Task statement: Give every line of the material again, exactly as written.
•••••
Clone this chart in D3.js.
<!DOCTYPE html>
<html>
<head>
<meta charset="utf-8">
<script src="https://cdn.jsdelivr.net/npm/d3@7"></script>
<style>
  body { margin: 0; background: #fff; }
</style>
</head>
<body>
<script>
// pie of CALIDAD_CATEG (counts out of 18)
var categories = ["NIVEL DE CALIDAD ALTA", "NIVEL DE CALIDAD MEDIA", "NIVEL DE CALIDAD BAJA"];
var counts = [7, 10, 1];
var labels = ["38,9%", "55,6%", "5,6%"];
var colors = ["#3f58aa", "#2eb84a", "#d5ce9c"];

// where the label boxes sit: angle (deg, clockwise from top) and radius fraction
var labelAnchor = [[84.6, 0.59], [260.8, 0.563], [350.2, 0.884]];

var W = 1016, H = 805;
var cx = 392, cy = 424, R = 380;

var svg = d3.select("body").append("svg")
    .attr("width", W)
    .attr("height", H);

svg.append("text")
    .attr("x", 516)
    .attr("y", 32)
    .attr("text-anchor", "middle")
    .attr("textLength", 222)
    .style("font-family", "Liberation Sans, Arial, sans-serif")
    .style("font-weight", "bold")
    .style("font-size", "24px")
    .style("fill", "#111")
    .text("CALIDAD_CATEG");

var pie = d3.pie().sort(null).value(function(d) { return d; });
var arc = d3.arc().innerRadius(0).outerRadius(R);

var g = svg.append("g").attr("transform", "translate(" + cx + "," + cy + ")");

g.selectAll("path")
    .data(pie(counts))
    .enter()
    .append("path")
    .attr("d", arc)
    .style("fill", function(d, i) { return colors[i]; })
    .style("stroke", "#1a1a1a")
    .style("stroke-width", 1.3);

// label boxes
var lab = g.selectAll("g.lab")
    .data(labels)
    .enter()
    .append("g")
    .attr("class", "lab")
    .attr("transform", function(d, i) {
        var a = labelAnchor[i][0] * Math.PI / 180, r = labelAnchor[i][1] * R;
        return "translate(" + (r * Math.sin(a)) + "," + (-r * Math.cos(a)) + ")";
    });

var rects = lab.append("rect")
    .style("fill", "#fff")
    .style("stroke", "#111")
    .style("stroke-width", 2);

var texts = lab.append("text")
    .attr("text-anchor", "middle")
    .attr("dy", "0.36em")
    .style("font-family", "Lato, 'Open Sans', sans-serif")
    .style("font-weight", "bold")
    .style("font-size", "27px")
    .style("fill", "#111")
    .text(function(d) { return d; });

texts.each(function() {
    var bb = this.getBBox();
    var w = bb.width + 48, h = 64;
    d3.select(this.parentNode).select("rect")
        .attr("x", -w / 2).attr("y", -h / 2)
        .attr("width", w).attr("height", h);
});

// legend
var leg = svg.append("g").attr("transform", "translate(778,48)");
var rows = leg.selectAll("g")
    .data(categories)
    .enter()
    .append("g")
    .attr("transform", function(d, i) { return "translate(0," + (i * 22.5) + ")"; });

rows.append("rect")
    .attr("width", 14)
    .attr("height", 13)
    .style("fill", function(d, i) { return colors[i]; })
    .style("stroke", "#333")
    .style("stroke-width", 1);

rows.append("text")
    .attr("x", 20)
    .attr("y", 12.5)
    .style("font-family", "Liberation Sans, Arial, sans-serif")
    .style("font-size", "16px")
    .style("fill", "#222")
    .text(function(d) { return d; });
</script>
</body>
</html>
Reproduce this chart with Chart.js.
•••••
Solved problem:
Clone this chart in D3.js.
<!DOCTYPE html>
<html>
<head>
<meta charset="utf-8">
<script src="https://cdn.jsdelivr.net/npm/d3@7"></script>
<style>
  body { margin: 0; background: #fff; }
</style>
</head>
<body>
<script>
// pie of CALIDAD_CATEG (counts out of 18)
var categories = ["NIVEL DE CALIDAD ALTA", "NIVEL DE CALIDAD MEDIA", "NIVEL DE CALIDAD BAJA"];
var counts = [7, 10, 1];
var labels = ["38,9%", "55,6%", "5,6%"];
var colors = ["#3f58aa", "#2eb84a", "#d5ce9c"];

// where the label boxes sit: angle (deg, clockwise from top) and radius fraction
var labelAnchor = [[84.6, 0.59], [260.8, 0.563], [350.2, 0.884]];

var W = 1016, H = 805;
var cx = 392, cy = 424, R = 380;

var svg = d3.select("body").append("svg")
    .attr("width", W)
    .attr("height", H);

svg.append("text")
    .attr("x", 516)
    .attr("y", 32)
    .attr("text-anchor", "middle")
    .attr("textLength", 222)
    .style("font-family", "Liberation Sans, Arial, sans-serif")
    .style("font-weight", "bold")
    .style("font-size", "24px")
    .style("fill", "#111")
    .text("CALIDAD_CATEG");

var pie = d3.pie().sort(null).value(function(d) { return d; });
var arc = d3.arc().innerRadius(0).outerRadius(R);

var g = svg.append("g").attr("transform", "translate(" + cx + "," + cy + ")");

g.selectAll("path")
    .data(pie(counts))
    .enter()
    .append("path")
    .attr("d", arc)
    .style("fill", function(d, i) { return colors[i]; })
    .style("stroke", "#1a1a1a")
    .style("stroke-width", 1.3);

// label boxes
var lab = g.selectAll("g.lab")
    .data(labels)
    .enter()
    .append("g")
    .attr("class", "lab")
    .attr("transform", function(d, i) {
        var a = labelAnchor[i][0] * Math.PI / 180, r = labelAnchor[i][1] * R;
        return "translate(" + (r * Math.sin(a)) + "," + (-r * Math.cos(a)) + ")";
    });

var rects = lab.append("rect")
    .style("fill", "#fff")
    .style("stroke", "#111")
    .style("stroke-width", 2);

var texts = lab.append("text")
    .attr("text-anchor", "middle")
    .attr("dy", "0.36em")
    .style("font-family", "Lato, 'Open Sans', sans-serif")
    .style("font-weight", "bold")
    .style("font-size", "27px")
    .style("fill", "#111")
    .text(function(d) { return d; });

texts.each(function() {
    var bb = this.getBBox();
    var w = bb.width + 48, h = 64;
    d3.select(this.parentNode).select("rect")
        .attr("x", -w / 2).attr("y", -h / 2)
        .attr("width", w).attr("height", h);
});

// legend
var leg = svg.append("g").attr("transform", "translate(778,48)");
var rows = leg.selectAll("g")
    .data(categories)
    .enter()
    .append("g")
    .attr("transform", function(d, i) { return "translate(0," + (i * 22.5) + ")"; });

rows.append("rect")
    .attr("width", 14)
    .attr("height", 13)
    .style("fill", function(d, i) { return colors[i]; })
    .style("stroke", "#333")
    .style("stroke-width", 1);

rows.append("text")
    .attr("x", 20)
    .attr("y", 12.5)
    .style("font-family", "Liberation Sans, Arial, sans-serif")
    .style("font-size", "16px")
    .style("fill", "#222")
    .text(function(d) { return d; });
</script>
</body>
</html>
Reproduce this chart with Chart.js.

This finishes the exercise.